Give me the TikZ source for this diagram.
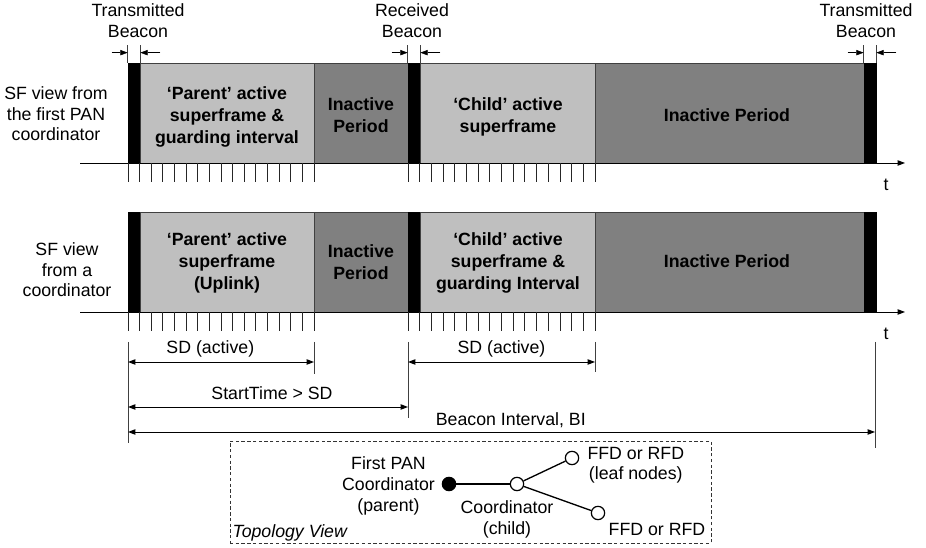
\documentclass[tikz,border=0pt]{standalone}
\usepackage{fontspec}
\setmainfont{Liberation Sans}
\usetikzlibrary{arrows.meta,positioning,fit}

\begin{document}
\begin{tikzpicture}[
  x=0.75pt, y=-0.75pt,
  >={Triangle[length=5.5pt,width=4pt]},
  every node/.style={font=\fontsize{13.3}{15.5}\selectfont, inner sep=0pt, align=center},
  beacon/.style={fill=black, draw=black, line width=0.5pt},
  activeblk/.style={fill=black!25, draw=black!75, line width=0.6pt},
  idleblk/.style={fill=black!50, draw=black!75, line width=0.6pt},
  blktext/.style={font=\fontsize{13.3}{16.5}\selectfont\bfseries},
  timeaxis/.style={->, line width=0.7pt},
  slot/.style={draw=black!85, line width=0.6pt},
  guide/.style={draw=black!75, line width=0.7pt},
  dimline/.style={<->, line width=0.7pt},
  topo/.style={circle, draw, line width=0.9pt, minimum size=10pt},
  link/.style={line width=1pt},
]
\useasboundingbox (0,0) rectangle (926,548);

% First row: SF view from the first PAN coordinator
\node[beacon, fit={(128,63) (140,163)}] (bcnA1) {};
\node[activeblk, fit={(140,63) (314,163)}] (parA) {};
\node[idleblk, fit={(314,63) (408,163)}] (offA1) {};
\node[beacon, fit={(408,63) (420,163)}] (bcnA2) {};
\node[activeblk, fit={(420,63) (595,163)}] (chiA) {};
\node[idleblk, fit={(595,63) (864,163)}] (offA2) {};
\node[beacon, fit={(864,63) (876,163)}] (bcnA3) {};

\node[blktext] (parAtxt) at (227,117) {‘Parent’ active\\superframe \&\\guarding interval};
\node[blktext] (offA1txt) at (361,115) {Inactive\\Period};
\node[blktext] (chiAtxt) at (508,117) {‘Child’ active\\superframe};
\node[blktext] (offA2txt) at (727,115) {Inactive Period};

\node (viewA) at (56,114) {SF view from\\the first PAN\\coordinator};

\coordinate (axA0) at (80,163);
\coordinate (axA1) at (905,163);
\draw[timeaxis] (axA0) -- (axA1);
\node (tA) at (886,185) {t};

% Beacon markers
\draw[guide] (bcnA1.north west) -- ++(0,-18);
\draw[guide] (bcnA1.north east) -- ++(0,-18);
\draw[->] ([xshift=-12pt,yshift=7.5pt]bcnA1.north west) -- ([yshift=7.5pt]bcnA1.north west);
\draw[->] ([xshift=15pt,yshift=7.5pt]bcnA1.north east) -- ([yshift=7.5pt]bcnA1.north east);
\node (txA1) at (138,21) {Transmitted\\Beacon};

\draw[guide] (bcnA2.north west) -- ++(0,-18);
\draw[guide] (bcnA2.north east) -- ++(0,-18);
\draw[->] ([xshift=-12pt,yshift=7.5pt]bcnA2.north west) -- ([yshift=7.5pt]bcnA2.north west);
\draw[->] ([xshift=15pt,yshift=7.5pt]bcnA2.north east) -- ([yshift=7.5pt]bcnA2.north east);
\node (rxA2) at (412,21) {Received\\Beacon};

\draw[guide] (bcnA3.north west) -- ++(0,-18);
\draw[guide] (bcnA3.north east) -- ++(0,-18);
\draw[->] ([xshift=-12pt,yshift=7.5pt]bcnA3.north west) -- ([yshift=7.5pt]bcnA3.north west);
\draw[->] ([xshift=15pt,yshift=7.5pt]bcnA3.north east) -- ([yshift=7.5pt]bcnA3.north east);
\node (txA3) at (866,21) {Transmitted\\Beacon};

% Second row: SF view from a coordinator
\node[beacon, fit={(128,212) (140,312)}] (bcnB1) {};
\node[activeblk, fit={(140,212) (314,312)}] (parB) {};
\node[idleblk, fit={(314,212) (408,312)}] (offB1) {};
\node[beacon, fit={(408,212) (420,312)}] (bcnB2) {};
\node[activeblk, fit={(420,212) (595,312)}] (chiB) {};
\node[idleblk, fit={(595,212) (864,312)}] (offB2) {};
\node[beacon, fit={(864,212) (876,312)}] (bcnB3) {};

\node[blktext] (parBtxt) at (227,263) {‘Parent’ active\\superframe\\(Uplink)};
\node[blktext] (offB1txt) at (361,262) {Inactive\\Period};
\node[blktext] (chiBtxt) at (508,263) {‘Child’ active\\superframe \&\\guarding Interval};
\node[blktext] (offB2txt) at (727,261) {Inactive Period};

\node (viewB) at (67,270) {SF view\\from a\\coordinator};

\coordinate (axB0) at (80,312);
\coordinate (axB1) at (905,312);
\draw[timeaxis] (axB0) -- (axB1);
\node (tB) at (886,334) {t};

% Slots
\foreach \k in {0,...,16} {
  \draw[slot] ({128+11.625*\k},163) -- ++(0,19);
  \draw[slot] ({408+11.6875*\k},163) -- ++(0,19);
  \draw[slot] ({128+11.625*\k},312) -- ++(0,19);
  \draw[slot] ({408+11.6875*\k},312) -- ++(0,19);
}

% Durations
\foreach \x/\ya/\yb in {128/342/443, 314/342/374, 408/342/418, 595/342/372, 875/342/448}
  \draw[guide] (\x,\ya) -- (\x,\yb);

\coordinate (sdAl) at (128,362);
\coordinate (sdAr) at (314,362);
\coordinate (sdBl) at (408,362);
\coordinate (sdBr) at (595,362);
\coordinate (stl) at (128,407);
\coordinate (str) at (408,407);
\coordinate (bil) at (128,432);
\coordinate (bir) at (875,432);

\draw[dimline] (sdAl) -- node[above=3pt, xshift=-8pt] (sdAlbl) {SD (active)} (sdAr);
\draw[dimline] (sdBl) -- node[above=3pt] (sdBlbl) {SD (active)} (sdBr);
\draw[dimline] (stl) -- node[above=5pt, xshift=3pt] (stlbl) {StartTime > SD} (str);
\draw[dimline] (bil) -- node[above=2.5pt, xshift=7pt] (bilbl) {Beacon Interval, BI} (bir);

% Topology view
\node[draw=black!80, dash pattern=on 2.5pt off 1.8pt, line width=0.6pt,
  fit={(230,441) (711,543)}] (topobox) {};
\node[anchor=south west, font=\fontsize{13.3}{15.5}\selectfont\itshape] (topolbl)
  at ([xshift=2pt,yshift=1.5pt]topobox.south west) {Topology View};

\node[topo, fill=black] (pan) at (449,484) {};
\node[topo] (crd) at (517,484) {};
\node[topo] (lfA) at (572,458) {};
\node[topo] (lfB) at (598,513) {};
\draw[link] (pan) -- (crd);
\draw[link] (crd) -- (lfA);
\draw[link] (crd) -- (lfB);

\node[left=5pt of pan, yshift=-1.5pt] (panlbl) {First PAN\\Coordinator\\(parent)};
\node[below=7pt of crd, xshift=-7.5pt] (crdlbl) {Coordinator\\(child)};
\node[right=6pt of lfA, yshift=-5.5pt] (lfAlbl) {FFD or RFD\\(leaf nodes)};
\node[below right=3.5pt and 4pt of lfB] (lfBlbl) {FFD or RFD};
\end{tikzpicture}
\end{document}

:: Exercise requirements ::
Write out again every line above exactly as given; the pictures do not belong in the copy.

:: Worked solution ::
Give me the TikZ source for this diagram.
\documentclass[tikz,border=0pt]{standalone}
\usepackage{fontspec}
\setmainfont{Liberation Sans}
\usetikzlibrary{arrows.meta,positioning,fit}

\begin{document}
\begin{tikzpicture}[
  x=0.75pt, y=-0.75pt,
  >={Triangle[length=5.5pt,width=4pt]},
  every node/.style={font=\fontsize{13.3}{15.5}\selectfont, inner sep=0pt, align=center},
  beacon/.style={fill=black, draw=black, line width=0.5pt},
  activeblk/.style={fill=black!25, draw=black!75, line width=0.6pt},
  idleblk/.style={fill=black!50, draw=black!75, line width=0.6pt},
  blktext/.style={font=\fontsize{13.3}{16.5}\selectfont\bfseries},
  timeaxis/.style={->, line width=0.7pt},
  slot/.style={draw=black!85, line width=0.6pt},
  guide/.style={draw=black!75, line width=0.7pt},
  dimline/.style={<->, line width=0.7pt},
  topo/.style={circle, draw, line width=0.9pt, minimum size=10pt},
  link/.style={line width=1pt},
]
\useasboundingbox (0,0) rectangle (926,548);

% First row: SF view from the first PAN coordinator
\node[beacon, fit={(128,63) (140,163)}] (bcnA1) {};
\node[activeblk, fit={(140,63) (314,163)}] (parA) {};
\node[idleblk, fit={(314,63) (408,163)}] (offA1) {};
\node[beacon, fit={(408,63) (420,163)}] (bcnA2) {};
\node[activeblk, fit={(420,63) (595,163)}] (chiA) {};
\node[idleblk, fit={(595,63) (864,163)}] (offA2) {};
\node[beacon, fit={(864,63) (876,163)}] (bcnA3) {};

\node[blktext] (parAtxt) at (227,117) {‘Parent’ active\\superframe \&\\guarding interval};
\node[blktext] (offA1txt) at (361,115) {Inactive\\Period};
\node[blktext] (chiAtxt) at (508,117) {‘Child’ active\\superframe};
\node[blktext] (offA2txt) at (727,115) {Inactive Period};

\node (viewA) at (56,114) {SF view from\\the first PAN\\coordinator};

\coordinate (axA0) at (80,163);
\coordinate (axA1) at (905,163);
\draw[timeaxis] (axA0) -- (axA1);
\node (tA) at (886,185) {t};

% Beacon markers
\draw[guide] (bcnA1.north west) -- ++(0,-18);
\draw[guide] (bcnA1.north east) -- ++(0,-18);
\draw[->] ([xshift=-12pt,yshift=7.5pt]bcnA1.north west) -- ([yshift=7.5pt]bcnA1.north west);
\draw[->] ([xshift=15pt,yshift=7.5pt]bcnA1.north east) -- ([yshift=7.5pt]bcnA1.north east);
\node (txA1) at (138,21) {Transmitted\\Beacon};

\draw[guide] (bcnA2.north west) -- ++(0,-18);
\draw[guide] (bcnA2.north east) -- ++(0,-18);
\draw[->] ([xshift=-12pt,yshift=7.5pt]bcnA2.north west) -- ([yshift=7.5pt]bcnA2.north west);
\draw[->] ([xshift=15pt,yshift=7.5pt]bcnA2.north east) -- ([yshift=7.5pt]bcnA2.north east);
\node (rxA2) at (412,21) {Received\\Beacon};

\draw[guide] (bcnA3.north west) -- ++(0,-18);
\draw[guide] (bcnA3.north east) -- ++(0,-18);
\draw[->] ([xshift=-12pt,yshift=7.5pt]bcnA3.north west) -- ([yshift=7.5pt]bcnA3.north west);
\draw[->] ([xshift=15pt,yshift=7.5pt]bcnA3.north east) -- ([yshift=7.5pt]bcnA3.north east);
\node (txA3) at (866,21) {Transmitted\\Beacon};

% Second row: SF view from a coordinator
\node[beacon, fit={(128,212) (140,312)}] (bcnB1) {};
\node[activeblk, fit={(140,212) (314,312)}] (parB) {};
\node[idleblk, fit={(314,212) (408,312)}] (offB1) {};
\node[beacon, fit={(408,212) (420,312)}] (bcnB2) {};
\node[activeblk, fit={(420,212) (595,312)}] (chiB) {};
\node[idleblk, fit={(595,212) (864,312)}] (offB2) {};
\node[beacon, fit={(864,212) (876,312)}] (bcnB3) {};

\node[blktext] (parBtxt) at (227,263) {‘Parent’ active\\superframe\\(Uplink)};
\node[blktext] (offB1txt) at (361,262) {Inactive\\Period};
\node[blktext] (chiBtxt) at (508,263) {‘Child’ active\\superframe \&\\guarding Interval};
\node[blktext] (offB2txt) at (727,261) {Inactive Period};

\node (viewB) at (67,270) {SF view\\from a\\coordinator};

\coordinate (axB0) at (80,312);
\coordinate (axB1) at (905,312);
\draw[timeaxis] (axB0) -- (axB1);
\node (tB) at (886,334) {t};

% Slots
\foreach \k in {0,...,16} {
  \draw[slot] ({128+11.625*\k},163) -- ++(0,19);
  \draw[slot] ({408+11.6875*\k},163) -- ++(0,19);
  \draw[slot] ({128+11.625*\k},312) -- ++(0,19);
  \draw[slot] ({408+11.6875*\k},312) -- ++(0,19);
}

% Durations
\foreach \x/\ya/\yb in {128/342/443, 314/342/374, 408/342/418, 595/342/372, 875/342/448}
  \draw[guide] (\x,\ya) -- (\x,\yb);

\coordinate (sdAl) at (128,362);
\coordinate (sdAr) at (314,362);
\coordinate (sdBl) at (408,362);
\coordinate (sdBr) at (595,362);
\coordinate (stl) at (128,407);
\coordinate (str) at (408,407);
\coordinate (bil) at (128,432);
\coordinate (bir) at (875,432);

\draw[dimline] (sdAl) -- node[above=3pt, xshift=-8pt] (sdAlbl) {SD (active)} (sdAr);
\draw[dimline] (sdBl) -- node[above=3pt] (sdBlbl) {SD (active)} (sdBr);
\draw[dimline] (stl) -- node[above=5pt, xshift=3pt] (stlbl) {StartTime > SD} (str);
\draw[dimline] (bil) -- node[above=2.5pt, xshift=7pt] (bilbl) {Beacon Interval, BI} (bir);

% Topology view
\node[draw=black!80, dash pattern=on 2.5pt off 1.8pt, line width=0.6pt,
  fit={(230,441) (711,543)}] (topobox) {};
\node[anchor=south west, font=\fontsize{13.3}{15.5}\selectfont\itshape] (topolbl)
  at ([xshift=2pt,yshift=1.5pt]topobox.south west) {Topology View};

\node[topo, fill=black] (pan) at (449,484) {};
\node[topo] (crd) at (517,484) {};
\node[topo] (lfA) at (572,458) {};
\node[topo] (lfB) at (598,513) {};
\draw[link] (pan) -- (crd);
\draw[link] (crd) -- (lfA);
\draw[link] (crd) -- (lfB);

\node[left=5pt of pan, yshift=-1.5pt] (panlbl) {First PAN\\Coordinator\\(parent)};
\node[below=7pt of crd, xshift=-7.5pt] (crdlbl) {Coordinator\\(child)};
\node[right=6pt of lfA, yshift=-5.5pt] (lfAlbl) {FFD or RFD\\(leaf nodes)};
\node[below right=3.5pt and 4pt of lfB] (lfBlbl) {FFD or RFD};
\end{tikzpicture}
\end{document}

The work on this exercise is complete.